**YOUR GOAL:** Return every line below as is, leaving out the pictures.
---- DATASET EXTRACT
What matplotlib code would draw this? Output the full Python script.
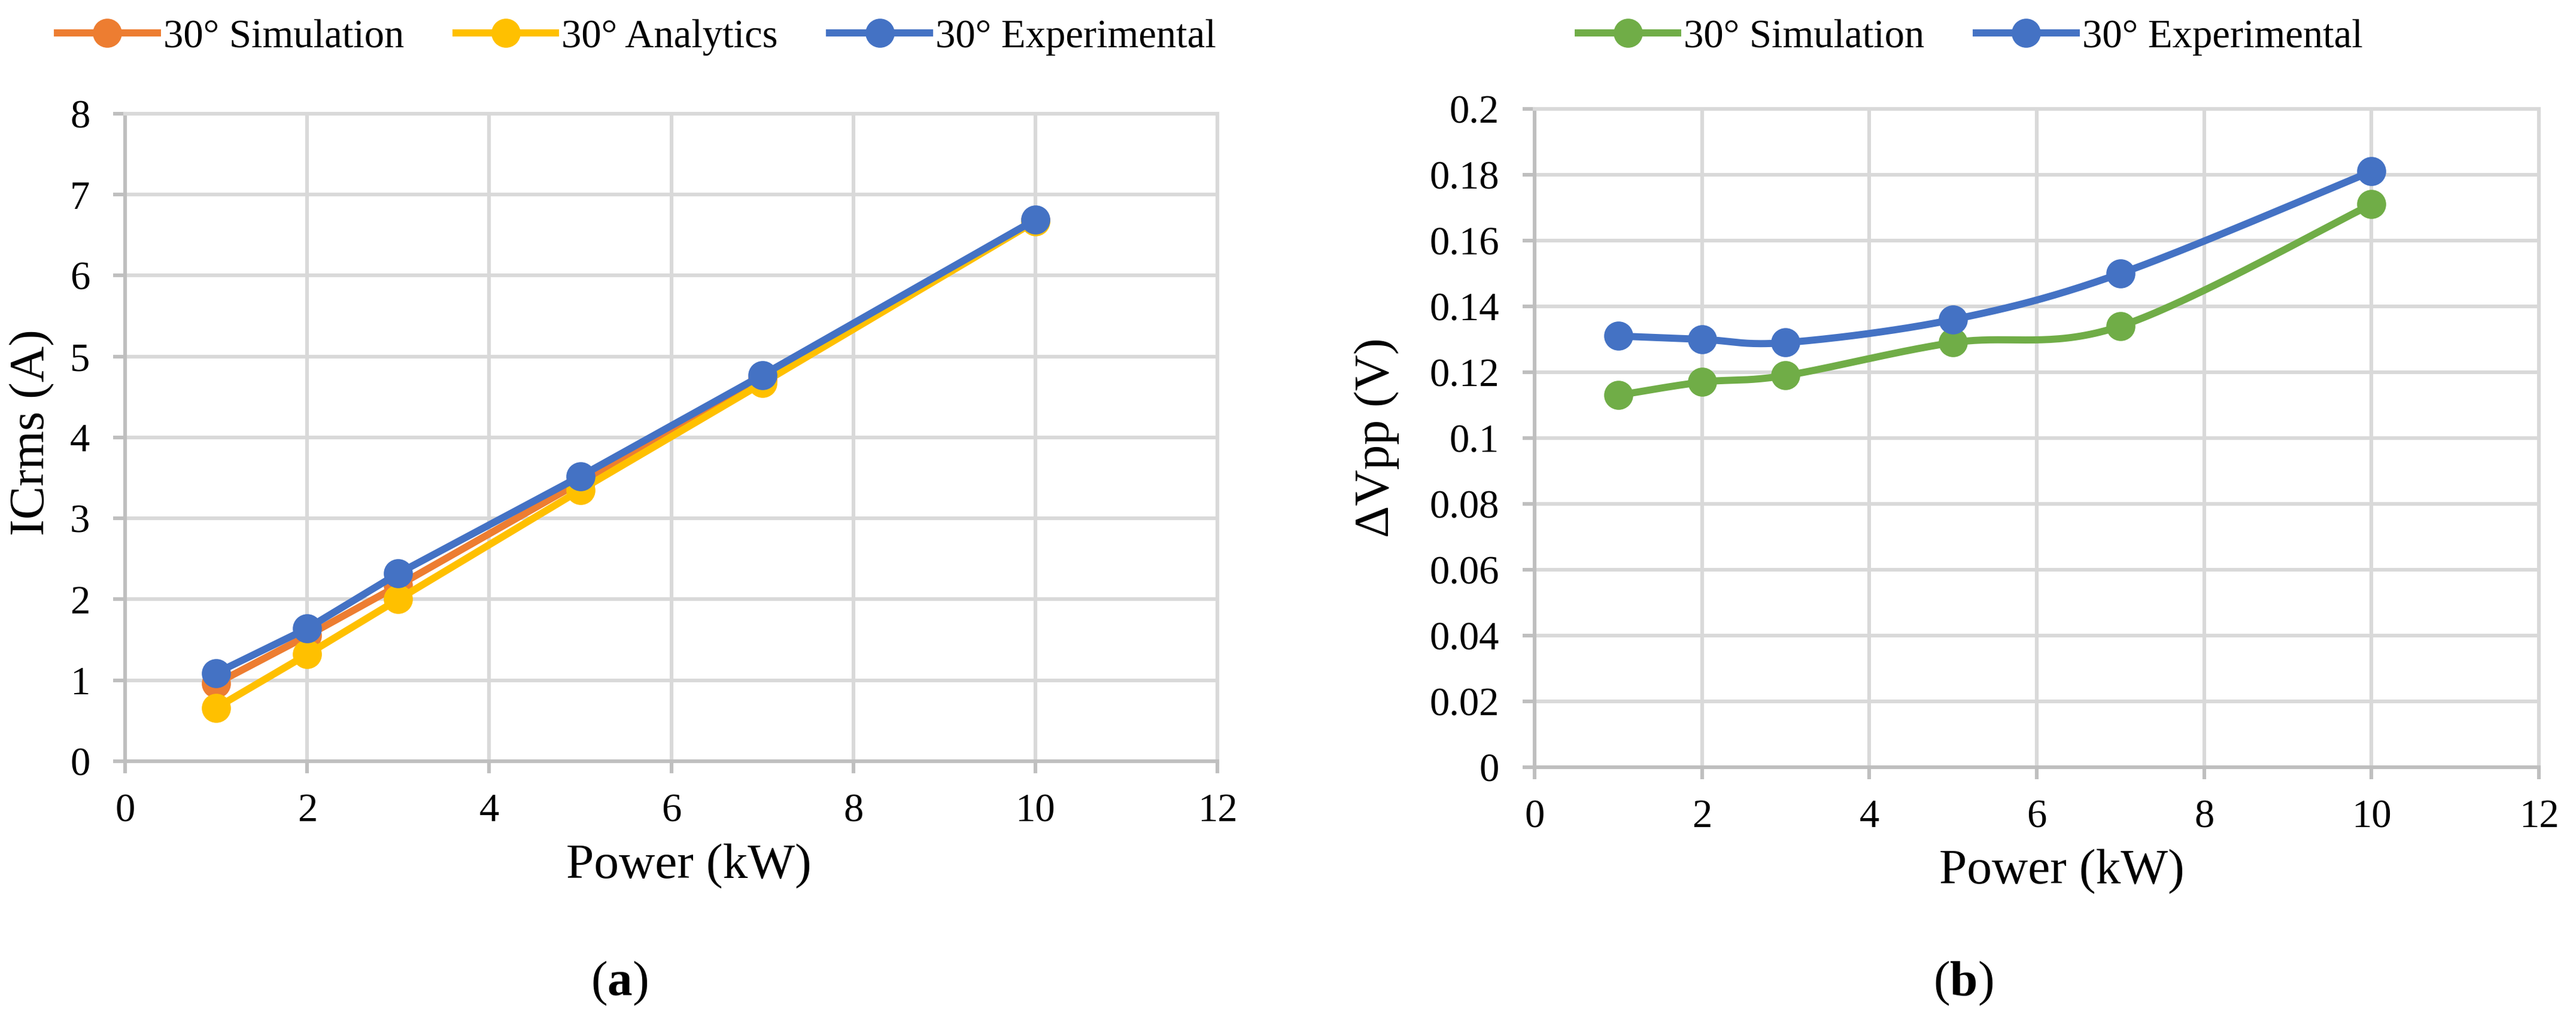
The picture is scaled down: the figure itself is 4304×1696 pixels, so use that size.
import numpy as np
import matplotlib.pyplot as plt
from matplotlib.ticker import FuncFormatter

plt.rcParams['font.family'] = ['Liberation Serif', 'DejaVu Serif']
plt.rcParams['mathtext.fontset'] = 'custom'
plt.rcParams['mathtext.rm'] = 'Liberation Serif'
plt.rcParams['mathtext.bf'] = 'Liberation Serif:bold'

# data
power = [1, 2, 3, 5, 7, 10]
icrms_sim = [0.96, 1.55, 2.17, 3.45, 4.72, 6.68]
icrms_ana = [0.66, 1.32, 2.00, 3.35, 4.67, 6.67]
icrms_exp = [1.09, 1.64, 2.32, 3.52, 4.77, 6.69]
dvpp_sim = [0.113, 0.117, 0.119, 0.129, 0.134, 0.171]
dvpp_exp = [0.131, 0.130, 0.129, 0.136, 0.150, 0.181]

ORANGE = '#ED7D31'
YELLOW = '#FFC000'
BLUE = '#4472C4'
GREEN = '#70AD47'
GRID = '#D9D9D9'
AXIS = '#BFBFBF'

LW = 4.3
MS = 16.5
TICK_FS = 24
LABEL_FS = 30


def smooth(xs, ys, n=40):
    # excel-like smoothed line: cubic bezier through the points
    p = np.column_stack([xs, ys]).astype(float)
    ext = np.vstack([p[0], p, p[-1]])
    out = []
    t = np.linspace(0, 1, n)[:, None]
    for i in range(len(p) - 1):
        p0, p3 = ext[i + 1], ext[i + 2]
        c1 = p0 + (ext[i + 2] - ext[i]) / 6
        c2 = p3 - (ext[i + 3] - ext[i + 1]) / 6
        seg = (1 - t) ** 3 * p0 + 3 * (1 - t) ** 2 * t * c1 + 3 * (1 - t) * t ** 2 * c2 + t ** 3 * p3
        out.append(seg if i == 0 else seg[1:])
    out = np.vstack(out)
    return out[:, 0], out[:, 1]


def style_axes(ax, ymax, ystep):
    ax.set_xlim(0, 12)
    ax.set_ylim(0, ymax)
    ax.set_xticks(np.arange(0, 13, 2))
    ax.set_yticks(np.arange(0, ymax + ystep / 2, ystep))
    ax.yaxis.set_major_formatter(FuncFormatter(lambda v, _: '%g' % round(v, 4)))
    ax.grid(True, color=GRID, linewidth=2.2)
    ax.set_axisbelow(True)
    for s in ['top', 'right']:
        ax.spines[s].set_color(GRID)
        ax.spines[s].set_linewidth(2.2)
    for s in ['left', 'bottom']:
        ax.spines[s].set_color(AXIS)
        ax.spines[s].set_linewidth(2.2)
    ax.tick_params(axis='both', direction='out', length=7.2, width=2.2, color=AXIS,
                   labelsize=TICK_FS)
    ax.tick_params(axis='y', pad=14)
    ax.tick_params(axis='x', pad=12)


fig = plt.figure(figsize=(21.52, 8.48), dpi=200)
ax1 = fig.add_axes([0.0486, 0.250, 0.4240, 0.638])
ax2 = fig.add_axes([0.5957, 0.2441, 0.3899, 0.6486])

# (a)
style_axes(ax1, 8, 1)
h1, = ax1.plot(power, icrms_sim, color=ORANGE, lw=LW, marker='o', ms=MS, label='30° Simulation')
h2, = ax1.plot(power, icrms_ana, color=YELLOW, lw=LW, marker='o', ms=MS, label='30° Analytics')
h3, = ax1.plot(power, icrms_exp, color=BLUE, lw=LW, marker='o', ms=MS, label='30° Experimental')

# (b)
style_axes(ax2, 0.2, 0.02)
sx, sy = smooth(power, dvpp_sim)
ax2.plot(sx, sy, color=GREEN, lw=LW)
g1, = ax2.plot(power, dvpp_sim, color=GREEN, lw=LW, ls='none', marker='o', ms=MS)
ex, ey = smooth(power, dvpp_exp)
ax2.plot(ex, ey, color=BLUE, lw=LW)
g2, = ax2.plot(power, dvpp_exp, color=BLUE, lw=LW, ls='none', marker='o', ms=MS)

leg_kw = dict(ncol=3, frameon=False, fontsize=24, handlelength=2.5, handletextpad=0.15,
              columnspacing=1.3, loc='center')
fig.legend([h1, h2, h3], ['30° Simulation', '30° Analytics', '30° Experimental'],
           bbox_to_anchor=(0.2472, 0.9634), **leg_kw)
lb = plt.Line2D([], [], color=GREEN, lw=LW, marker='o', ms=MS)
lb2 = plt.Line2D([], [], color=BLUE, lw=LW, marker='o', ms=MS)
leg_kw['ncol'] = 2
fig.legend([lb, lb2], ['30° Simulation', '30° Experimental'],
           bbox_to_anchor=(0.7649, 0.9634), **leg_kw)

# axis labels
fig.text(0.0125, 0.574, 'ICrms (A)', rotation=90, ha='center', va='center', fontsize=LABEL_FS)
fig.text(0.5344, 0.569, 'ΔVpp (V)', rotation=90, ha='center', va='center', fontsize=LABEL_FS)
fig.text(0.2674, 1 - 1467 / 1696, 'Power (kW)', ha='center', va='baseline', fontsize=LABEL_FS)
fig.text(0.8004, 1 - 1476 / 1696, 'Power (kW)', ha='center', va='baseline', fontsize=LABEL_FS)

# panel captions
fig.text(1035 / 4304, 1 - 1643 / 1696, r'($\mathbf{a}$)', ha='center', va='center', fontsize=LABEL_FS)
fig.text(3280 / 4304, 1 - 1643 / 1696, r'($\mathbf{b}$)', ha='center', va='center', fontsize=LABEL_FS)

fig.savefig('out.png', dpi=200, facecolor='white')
--------
**WRITTEN REPLY:**
What matplotlib code would draw this? Output the full Python script.
The picture is scaled down: the figure itself is 4304×1696 pixels, so use that size.
import numpy as np
import matplotlib.pyplot as plt
from matplotlib.ticker import FuncFormatter

plt.rcParams['font.family'] = ['Liberation Serif', 'DejaVu Serif']
plt.rcParams['mathtext.fontset'] = 'custom'
plt.rcParams['mathtext.rm'] = 'Liberation Serif'
plt.rcParams['mathtext.bf'] = 'Liberation Serif:bold'

# data
power = [1, 2, 3, 5, 7, 10]
icrms_sim = [0.96, 1.55, 2.17, 3.45, 4.72, 6.68]
icrms_ana = [0.66, 1.32, 2.00, 3.35, 4.67, 6.67]
icrms_exp = [1.09, 1.64, 2.32, 3.52, 4.77, 6.69]
dvpp_sim = [0.113, 0.117, 0.119, 0.129, 0.134, 0.171]
dvpp_exp = [0.131, 0.130, 0.129, 0.136, 0.150, 0.181]

ORANGE = '#ED7D31'
YELLOW = '#FFC000'
BLUE = '#4472C4'
GREEN = '#70AD47'
GRID = '#D9D9D9'
AXIS = '#BFBFBF'

LW = 4.3
MS = 16.5
TICK_FS = 24
LABEL_FS = 30


def smooth(xs, ys, n=40):
    # excel-like smoothed line: cubic bezier through the points
    p = np.column_stack([xs, ys]).astype(float)
    ext = np.vstack([p[0], p, p[-1]])
    out = []
    t = np.linspace(0, 1, n)[:, None]
    for i in range(len(p) - 1):
        p0, p3 = ext[i + 1], ext[i + 2]
        c1 = p0 + (ext[i + 2] - ext[i]) / 6
        c2 = p3 - (ext[i + 3] - ext[i + 1]) / 6
        seg = (1 - t) ** 3 * p0 + 3 * (1 - t) ** 2 * t * c1 + 3 * (1 - t) * t ** 2 * c2 + t ** 3 * p3
        out.append(seg if i == 0 else seg[1:])
    out = np.vstack(out)
    return out[:, 0], out[:, 1]


def style_axes(ax, ymax, ystep):
    ax.set_xlim(0, 12)
    ax.set_ylim(0, ymax)
    ax.set_xticks(np.arange(0, 13, 2))
    ax.set_yticks(np.arange(0, ymax + ystep / 2, ystep))
    ax.yaxis.set_major_formatter(FuncFormatter(lambda v, _: '%g' % round(v, 4)))
    ax.grid(True, color=GRID, linewidth=2.2)
    ax.set_axisbelow(True)
    for s in ['top', 'right']:
        ax.spines[s].set_color(GRID)
        ax.spines[s].set_linewidth(2.2)
    for s in ['left', 'bottom']:
        ax.spines[s].set_color(AXIS)
        ax.spines[s].set_linewidth(2.2)
    ax.tick_params(axis='both', direction='out', length=7.2, width=2.2, color=AXIS,
                   labelsize=TICK_FS)
    ax.tick_params(axis='y', pad=14)
    ax.tick_params(axis='x', pad=12)


fig = plt.figure(figsize=(21.52, 8.48), dpi=200)
ax1 = fig.add_axes([0.0486, 0.250, 0.4240, 0.638])
ax2 = fig.add_axes([0.5957, 0.2441, 0.3899, 0.6486])

# (a)
style_axes(ax1, 8, 1)
h1, = ax1.plot(power, icrms_sim, color=ORANGE, lw=LW, marker='o', ms=MS, label='30° Simulation')
h2, = ax1.plot(power, icrms_ana, color=YELLOW, lw=LW, marker='o', ms=MS, label='30° Analytics')
h3, = ax1.plot(power, icrms_exp, color=BLUE, lw=LW, marker='o', ms=MS, label='30° Experimental')

# (b)
style_axes(ax2, 0.2, 0.02)
sx, sy = smooth(power, dvpp_sim)
ax2.plot(sx, sy, color=GREEN, lw=LW)
g1, = ax2.plot(power, dvpp_sim, color=GREEN, lw=LW, ls='none', marker='o', ms=MS)
ex, ey = smooth(power, dvpp_exp)
ax2.plot(ex, ey, color=BLUE, lw=LW)
g2, = ax2.plot(power, dvpp_exp, color=BLUE, lw=LW, ls='none', marker='o', ms=MS)

leg_kw = dict(ncol=3, frameon=False, fontsize=24, handlelength=2.5, handletextpad=0.15,
              columnspacing=1.3, loc='center')
fig.legend([h1, h2, h3], ['30° Simulation', '30° Analytics', '30° Experimental'],
           bbox_to_anchor=(0.2472, 0.9634), **leg_kw)
lb = plt.Line2D([], [], color=GREEN, lw=LW, marker='o', ms=MS)
lb2 = plt.Line2D([], [], color=BLUE, lw=LW, marker='o', ms=MS)
leg_kw['ncol'] = 2
fig.legend([lb, lb2], ['30° Simulation', '30° Experimental'],
           bbox_to_anchor=(0.7649, 0.9634), **leg_kw)

# axis labels
fig.text(0.0125, 0.574, 'ICrms (A)', rotation=90, ha='center', va='center', fontsize=LABEL_FS)
fig.text(0.5344, 0.569, 'ΔVpp (V)', rotation=90, ha='center', va='center', fontsize=LABEL_FS)
fig.text(0.2674, 1 - 1467 / 1696, 'Power (kW)', ha='center', va='baseline', fontsize=LABEL_FS)
fig.text(0.8004, 1 - 1476 / 1696, 'Power (kW)', ha='center', va='baseline', fontsize=LABEL_FS)

# panel captions
fig.text(1035 / 4304, 1 - 1643 / 1696, r'($\mathbf{a}$)', ha='center', va='center', fontsize=LABEL_FS)
fig.text(3280 / 4304, 1 - 1643 / 1696, r'($\mathbf{b}$)', ha='center', va='center', fontsize=LABEL_FS)

fig.savefig('out.png', dpi=200, facecolor='white')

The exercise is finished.